▸ Provided data:
========
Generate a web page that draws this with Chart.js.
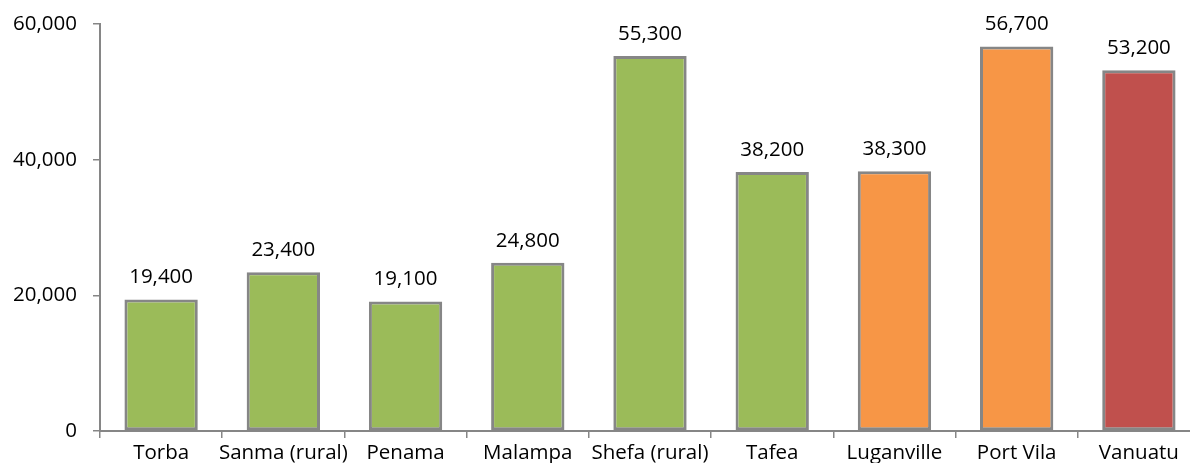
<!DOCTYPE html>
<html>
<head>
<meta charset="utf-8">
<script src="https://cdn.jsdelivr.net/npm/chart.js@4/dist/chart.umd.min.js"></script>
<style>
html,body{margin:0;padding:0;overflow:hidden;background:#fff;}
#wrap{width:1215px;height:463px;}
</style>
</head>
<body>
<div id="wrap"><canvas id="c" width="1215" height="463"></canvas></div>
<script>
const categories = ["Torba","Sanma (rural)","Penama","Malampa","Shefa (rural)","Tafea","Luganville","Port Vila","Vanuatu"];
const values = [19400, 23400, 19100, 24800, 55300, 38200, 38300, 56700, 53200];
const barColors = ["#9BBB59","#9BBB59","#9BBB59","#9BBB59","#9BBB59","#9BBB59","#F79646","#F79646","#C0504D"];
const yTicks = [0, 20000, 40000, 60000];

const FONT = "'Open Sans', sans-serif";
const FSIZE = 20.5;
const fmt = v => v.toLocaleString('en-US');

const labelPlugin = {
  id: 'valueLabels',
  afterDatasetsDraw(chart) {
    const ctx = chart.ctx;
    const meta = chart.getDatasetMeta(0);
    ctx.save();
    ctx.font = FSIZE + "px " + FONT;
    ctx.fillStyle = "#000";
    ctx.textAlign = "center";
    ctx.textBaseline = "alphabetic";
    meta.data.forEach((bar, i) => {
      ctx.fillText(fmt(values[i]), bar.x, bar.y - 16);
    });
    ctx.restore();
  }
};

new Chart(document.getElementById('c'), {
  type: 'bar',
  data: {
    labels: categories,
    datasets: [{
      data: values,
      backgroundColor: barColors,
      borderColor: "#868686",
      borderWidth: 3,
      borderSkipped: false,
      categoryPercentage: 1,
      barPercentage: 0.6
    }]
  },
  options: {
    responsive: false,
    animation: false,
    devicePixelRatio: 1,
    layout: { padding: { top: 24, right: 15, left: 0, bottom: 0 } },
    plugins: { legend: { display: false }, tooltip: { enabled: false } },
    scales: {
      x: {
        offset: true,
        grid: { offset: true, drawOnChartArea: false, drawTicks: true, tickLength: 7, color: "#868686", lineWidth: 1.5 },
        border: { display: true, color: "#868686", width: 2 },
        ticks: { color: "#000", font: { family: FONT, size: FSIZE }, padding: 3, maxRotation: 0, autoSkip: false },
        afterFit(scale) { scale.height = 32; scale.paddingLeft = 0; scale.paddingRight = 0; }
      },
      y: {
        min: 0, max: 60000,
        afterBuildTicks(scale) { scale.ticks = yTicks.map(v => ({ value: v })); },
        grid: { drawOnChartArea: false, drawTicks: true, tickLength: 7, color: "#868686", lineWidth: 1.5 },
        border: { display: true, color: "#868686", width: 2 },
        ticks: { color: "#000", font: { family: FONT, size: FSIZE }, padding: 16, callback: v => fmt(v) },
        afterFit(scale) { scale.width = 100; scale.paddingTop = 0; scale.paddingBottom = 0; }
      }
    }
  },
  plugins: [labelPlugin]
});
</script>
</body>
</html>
========
▸ Brief:
Every line of text is to be repeated exactly; pictures are left out.

▸ Result for this task:
Generate a web page that draws this with Chart.js.
<!DOCTYPE html>
<html>
<head>
<meta charset="utf-8">
<script src="https://cdn.jsdelivr.net/npm/chart.js@4/dist/chart.umd.min.js"></script>
<style>
html,body{margin:0;padding:0;overflow:hidden;background:#fff;}
#wrap{width:1215px;height:463px;}
</style>
</head>
<body>
<div id="wrap"><canvas id="c" width="1215" height="463"></canvas></div>
<script>
const categories = ["Torba","Sanma (rural)","Penama","Malampa","Shefa (rural)","Tafea","Luganville","Port Vila","Vanuatu"];
const values = [19400, 23400, 19100, 24800, 55300, 38200, 38300, 56700, 53200];
const barColors = ["#9BBB59","#9BBB59","#9BBB59","#9BBB59","#9BBB59","#9BBB59","#F79646","#F79646","#C0504D"];
const yTicks = [0, 20000, 40000, 60000];

const FONT = "'Open Sans', sans-serif";
const FSIZE = 20.5;
const fmt = v => v.toLocaleString('en-US');

const labelPlugin = {
  id: 'valueLabels',
  afterDatasetsDraw(chart) {
    const ctx = chart.ctx;
    const meta = chart.getDatasetMeta(0);
    ctx.save();
    ctx.font = FSIZE + "px " + FONT;
    ctx.fillStyle = "#000";
    ctx.textAlign = "center";
    ctx.textBaseline = "alphabetic";
    meta.data.forEach((bar, i) => {
      ctx.fillText(fmt(values[i]), bar.x, bar.y - 16);
    });
    ctx.restore();
  }
};

new Chart(document.getElementById('c'), {
  type: 'bar',
  data: {
    labels: categories,
    datasets: [{
      data: values,
      backgroundColor: barColors,
      borderColor: "#868686",
      borderWidth: 3,
      borderSkipped: false,
      categoryPercentage: 1,
      barPercentage: 0.6
    }]
  },
  options: {
    responsive: false,
    animation: false,
    devicePixelRatio: 1,
    layout: { padding: { top: 24, right: 15, left: 0, bottom: 0 } },
    plugins: { legend: { display: false }, tooltip: { enabled: false } },
    scales: {
      x: {
        offset: true,
        grid: { offset: true, drawOnChartArea: false, drawTicks: true, tickLength: 7, color: "#868686", lineWidth: 1.5 },
        border: { display: true, color: "#868686", width: 2 },
        ticks: { color: "#000", font: { family: FONT, size: FSIZE }, padding: 3, maxRotation: 0, autoSkip: false },
        afterFit(scale) { scale.height = 32; scale.paddingLeft = 0; scale.paddingRight = 0; }
      },
      y: {
        min: 0, max: 60000,
        afterBuildTicks(scale) { scale.ticks = yTicks.map(v => ({ value: v })); },
        grid: { drawOnChartArea: false, drawTicks: true, tickLength: 7, color: "#868686", lineWidth: 1.5 },
        border: { display: true, color: "#868686", width: 2 },
        ticks: { color: "#000", font: { family: FONT, size: FSIZE }, padding: 16, callback: v => fmt(v) },
        afterFit(scale) { scale.width = 100; scale.paddingTop = 0; scale.paddingBottom = 0; }
      }
    }
  },
  plugins: [labelPlugin]
});
</script>
</body>
</html>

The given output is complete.